▶ [MATERIAL]
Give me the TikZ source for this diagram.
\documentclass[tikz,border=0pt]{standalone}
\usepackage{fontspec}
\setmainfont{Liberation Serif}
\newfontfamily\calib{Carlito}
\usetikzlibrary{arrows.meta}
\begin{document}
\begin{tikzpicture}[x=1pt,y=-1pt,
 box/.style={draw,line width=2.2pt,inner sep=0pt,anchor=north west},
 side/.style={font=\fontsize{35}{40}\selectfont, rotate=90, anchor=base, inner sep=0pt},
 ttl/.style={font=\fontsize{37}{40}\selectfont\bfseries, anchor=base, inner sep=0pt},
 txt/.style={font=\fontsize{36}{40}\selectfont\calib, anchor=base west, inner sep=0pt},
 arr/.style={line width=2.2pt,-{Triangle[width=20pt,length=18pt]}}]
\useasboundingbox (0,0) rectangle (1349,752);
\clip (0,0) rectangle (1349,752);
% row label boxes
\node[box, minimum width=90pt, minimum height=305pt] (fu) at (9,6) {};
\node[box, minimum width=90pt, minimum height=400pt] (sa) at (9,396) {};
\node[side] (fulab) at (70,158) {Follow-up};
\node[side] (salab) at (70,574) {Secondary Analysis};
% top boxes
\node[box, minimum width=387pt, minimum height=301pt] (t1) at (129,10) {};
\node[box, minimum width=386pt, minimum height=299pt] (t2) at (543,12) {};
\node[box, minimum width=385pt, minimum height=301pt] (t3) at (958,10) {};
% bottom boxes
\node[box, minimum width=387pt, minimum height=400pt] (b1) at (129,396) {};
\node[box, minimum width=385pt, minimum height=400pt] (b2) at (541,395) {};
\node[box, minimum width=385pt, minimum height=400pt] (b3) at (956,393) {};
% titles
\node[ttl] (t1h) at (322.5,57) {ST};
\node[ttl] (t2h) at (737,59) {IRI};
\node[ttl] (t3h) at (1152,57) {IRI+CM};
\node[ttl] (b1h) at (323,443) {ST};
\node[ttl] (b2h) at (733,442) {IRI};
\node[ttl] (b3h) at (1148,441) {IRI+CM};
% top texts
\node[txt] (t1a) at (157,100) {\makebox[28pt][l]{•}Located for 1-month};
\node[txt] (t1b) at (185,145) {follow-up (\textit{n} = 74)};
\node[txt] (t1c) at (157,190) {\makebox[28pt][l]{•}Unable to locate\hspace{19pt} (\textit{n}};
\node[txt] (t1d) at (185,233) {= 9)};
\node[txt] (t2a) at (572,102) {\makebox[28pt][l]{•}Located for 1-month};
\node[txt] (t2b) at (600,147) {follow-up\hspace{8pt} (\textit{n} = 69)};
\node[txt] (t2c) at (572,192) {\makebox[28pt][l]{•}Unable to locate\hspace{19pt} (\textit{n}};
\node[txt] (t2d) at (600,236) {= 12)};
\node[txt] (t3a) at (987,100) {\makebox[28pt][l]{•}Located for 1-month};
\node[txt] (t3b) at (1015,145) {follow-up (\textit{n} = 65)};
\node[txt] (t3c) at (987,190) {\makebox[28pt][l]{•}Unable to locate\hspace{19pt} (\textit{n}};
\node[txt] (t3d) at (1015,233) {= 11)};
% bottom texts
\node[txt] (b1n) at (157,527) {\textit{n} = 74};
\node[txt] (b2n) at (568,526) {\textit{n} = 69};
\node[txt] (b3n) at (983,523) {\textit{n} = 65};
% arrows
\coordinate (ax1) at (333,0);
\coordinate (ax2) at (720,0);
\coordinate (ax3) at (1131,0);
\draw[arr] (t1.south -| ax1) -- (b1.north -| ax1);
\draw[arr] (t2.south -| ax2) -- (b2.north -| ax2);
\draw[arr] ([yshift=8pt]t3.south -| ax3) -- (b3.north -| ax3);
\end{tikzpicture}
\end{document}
---
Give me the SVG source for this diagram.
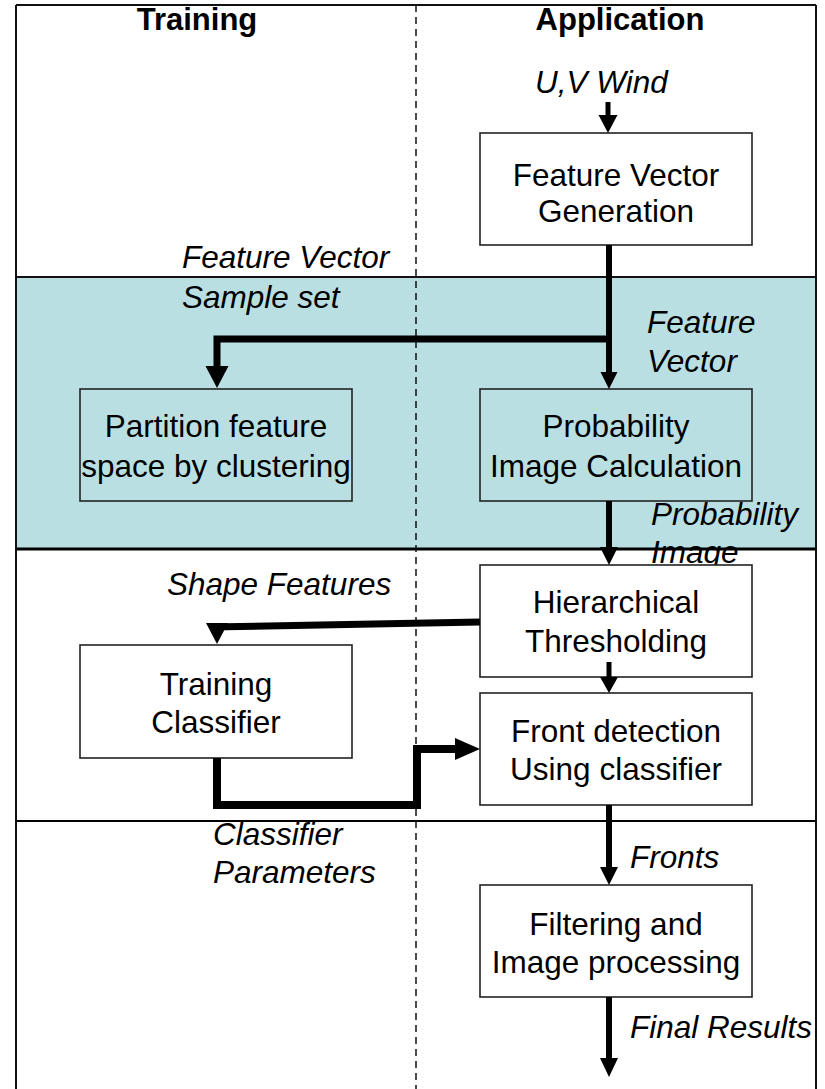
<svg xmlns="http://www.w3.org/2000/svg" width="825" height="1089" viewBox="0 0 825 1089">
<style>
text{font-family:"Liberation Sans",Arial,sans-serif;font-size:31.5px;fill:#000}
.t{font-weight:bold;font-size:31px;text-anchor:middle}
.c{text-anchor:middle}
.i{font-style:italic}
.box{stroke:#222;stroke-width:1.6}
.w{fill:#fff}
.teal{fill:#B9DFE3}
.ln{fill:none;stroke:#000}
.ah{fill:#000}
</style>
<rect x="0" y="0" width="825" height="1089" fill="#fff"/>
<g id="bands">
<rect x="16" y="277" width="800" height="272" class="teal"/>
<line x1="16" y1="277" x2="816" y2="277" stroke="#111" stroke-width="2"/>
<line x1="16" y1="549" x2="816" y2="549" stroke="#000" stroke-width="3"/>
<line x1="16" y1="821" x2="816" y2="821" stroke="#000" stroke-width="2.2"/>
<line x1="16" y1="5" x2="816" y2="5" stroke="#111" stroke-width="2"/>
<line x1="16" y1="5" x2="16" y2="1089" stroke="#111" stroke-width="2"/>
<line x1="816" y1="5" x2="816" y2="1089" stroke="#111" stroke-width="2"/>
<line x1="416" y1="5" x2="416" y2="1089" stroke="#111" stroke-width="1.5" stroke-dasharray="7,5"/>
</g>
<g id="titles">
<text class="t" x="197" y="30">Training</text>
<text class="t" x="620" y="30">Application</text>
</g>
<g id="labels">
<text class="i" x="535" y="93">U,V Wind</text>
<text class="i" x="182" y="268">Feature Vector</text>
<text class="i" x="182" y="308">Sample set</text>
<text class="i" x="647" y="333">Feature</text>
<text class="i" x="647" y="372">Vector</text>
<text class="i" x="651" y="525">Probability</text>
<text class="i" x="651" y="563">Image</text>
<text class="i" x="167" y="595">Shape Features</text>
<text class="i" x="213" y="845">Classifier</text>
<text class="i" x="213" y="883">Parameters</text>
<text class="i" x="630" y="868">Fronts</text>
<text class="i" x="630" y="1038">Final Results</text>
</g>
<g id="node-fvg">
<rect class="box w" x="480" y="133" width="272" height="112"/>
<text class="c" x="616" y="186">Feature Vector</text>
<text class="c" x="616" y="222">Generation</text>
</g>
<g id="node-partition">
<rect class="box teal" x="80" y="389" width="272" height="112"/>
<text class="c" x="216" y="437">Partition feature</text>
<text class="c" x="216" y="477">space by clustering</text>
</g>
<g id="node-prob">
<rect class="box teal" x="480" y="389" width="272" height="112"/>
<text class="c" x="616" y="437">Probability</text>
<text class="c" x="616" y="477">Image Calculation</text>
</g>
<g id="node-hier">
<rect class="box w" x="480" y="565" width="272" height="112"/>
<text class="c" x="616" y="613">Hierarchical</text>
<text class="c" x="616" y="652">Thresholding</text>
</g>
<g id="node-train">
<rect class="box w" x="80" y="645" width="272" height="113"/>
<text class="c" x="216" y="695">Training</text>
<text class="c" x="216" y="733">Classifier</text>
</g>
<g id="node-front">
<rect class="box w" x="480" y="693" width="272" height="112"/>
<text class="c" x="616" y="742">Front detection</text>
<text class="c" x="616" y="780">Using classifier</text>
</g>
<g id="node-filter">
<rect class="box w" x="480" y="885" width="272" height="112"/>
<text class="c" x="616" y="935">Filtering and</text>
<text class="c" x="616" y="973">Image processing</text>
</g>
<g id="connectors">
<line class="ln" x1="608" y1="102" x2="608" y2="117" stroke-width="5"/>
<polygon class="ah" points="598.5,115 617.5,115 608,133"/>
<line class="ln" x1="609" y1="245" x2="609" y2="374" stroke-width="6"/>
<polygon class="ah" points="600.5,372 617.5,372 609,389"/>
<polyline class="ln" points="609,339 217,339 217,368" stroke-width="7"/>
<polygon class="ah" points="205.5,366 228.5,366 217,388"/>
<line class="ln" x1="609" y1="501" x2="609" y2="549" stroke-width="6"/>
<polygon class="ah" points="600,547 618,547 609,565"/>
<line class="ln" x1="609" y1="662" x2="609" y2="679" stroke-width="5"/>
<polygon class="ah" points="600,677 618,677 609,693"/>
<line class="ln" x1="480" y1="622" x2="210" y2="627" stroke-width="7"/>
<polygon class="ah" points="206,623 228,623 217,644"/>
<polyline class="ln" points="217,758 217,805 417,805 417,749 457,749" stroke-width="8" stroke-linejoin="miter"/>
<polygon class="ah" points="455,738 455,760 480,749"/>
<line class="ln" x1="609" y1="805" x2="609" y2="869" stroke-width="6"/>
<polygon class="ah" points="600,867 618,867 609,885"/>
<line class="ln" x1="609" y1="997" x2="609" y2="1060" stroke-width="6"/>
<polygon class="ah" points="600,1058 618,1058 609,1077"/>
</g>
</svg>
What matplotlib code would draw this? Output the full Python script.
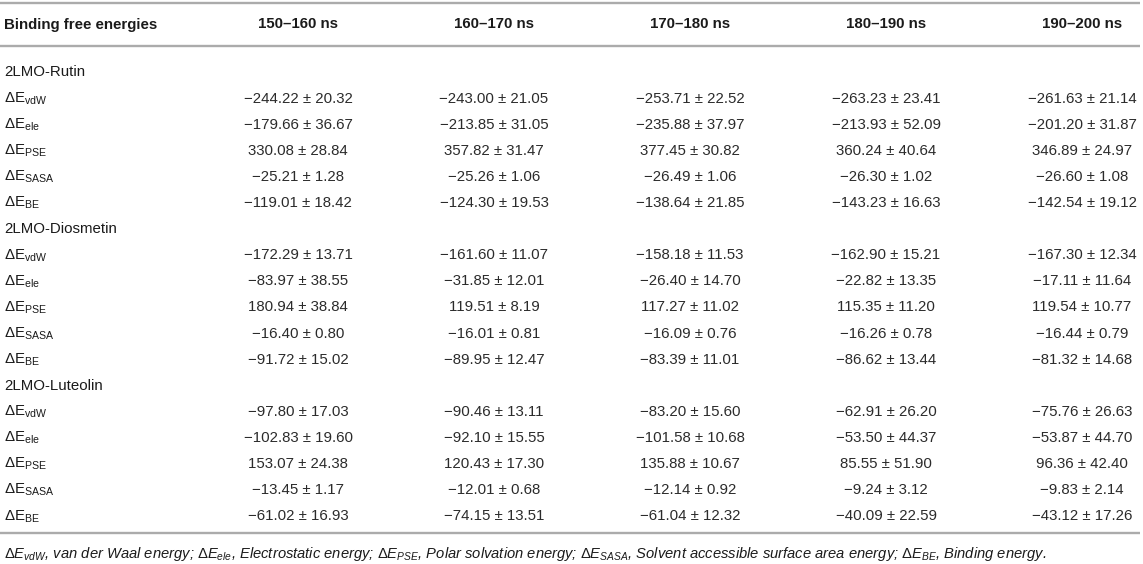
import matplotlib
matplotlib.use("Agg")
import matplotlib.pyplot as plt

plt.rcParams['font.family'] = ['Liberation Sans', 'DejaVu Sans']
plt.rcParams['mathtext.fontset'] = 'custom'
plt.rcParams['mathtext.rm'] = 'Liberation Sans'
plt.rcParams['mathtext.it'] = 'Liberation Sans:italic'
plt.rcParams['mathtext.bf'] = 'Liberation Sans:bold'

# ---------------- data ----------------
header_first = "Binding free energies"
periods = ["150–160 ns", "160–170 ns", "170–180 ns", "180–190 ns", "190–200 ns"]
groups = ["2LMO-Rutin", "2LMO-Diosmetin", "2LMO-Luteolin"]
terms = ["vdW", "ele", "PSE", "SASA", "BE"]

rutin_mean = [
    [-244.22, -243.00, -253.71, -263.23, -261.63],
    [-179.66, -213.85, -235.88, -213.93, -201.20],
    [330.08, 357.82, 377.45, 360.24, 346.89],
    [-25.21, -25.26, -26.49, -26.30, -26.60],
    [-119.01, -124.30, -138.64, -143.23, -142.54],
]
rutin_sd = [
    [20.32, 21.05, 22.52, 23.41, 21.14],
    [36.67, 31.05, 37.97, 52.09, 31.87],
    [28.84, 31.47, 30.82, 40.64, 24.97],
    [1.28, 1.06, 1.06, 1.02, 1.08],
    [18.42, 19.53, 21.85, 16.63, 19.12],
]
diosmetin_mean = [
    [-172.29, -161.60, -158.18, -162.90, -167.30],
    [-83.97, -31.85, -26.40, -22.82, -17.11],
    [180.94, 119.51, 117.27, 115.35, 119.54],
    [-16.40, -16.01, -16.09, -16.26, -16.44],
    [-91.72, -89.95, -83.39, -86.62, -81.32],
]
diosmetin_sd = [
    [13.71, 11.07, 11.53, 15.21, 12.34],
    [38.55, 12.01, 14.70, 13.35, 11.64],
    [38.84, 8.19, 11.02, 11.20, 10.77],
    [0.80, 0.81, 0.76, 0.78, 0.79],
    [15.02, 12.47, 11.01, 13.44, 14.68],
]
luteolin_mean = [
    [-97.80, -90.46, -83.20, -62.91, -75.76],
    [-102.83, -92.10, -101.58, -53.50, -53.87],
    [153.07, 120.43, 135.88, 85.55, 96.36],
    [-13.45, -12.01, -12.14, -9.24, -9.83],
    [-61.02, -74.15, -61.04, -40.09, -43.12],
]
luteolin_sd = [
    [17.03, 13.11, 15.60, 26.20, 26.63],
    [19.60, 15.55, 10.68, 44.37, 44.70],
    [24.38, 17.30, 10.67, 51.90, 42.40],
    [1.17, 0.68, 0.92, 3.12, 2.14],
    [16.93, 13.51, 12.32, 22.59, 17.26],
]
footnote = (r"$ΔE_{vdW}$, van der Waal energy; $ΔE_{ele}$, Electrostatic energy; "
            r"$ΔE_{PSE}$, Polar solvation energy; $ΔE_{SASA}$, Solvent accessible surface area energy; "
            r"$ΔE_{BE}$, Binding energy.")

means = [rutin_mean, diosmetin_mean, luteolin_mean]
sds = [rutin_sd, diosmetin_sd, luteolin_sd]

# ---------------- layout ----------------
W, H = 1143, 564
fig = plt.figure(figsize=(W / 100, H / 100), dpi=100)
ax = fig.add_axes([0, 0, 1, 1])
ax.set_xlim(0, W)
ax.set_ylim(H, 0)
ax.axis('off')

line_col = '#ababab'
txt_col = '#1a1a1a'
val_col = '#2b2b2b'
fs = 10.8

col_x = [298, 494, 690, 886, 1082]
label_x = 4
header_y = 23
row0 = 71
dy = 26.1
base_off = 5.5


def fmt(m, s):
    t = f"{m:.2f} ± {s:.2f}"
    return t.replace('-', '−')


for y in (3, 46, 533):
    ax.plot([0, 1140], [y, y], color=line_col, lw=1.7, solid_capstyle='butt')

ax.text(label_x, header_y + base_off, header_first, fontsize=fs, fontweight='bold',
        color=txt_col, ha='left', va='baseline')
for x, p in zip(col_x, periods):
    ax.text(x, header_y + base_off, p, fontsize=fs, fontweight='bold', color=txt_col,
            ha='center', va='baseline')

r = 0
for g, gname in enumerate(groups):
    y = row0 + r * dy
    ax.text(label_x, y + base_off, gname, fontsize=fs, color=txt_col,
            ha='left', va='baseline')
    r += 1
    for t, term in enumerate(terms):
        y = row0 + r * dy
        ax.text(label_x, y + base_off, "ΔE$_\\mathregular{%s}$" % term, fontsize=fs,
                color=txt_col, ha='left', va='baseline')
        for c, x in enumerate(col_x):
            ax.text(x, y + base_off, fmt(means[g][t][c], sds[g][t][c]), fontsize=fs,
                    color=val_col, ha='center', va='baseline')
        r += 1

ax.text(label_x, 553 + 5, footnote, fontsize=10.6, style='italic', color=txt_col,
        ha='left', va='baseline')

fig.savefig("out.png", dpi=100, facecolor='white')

▶ [WORK TO COMPLETE]
Quote the data above exactly from the line with "What matplotlib code" to the line with "plt.rcParams['mathtext.bf'] = 'Liberation", both ends counted, and nothing else. Pictures don't go in.

▶ [ANSWER TO THE PROBLEM]
What matplotlib code would draw this? Output the full Python script.
import matplotlib
matplotlib.use("Agg")
import matplotlib.pyplot as plt

plt.rcParams['font.family'] = ['Liberation Sans', 'DejaVu Sans']
plt.rcParams['mathtext.fontset'] = 'custom'
plt.rcParams['mathtext.rm'] = 'Liberation Sans'
plt.rcParams['mathtext.it'] = 'Liberation Sans:italic'
plt.rcParams['mathtext.bf'] = 'Liberation Sans:bold'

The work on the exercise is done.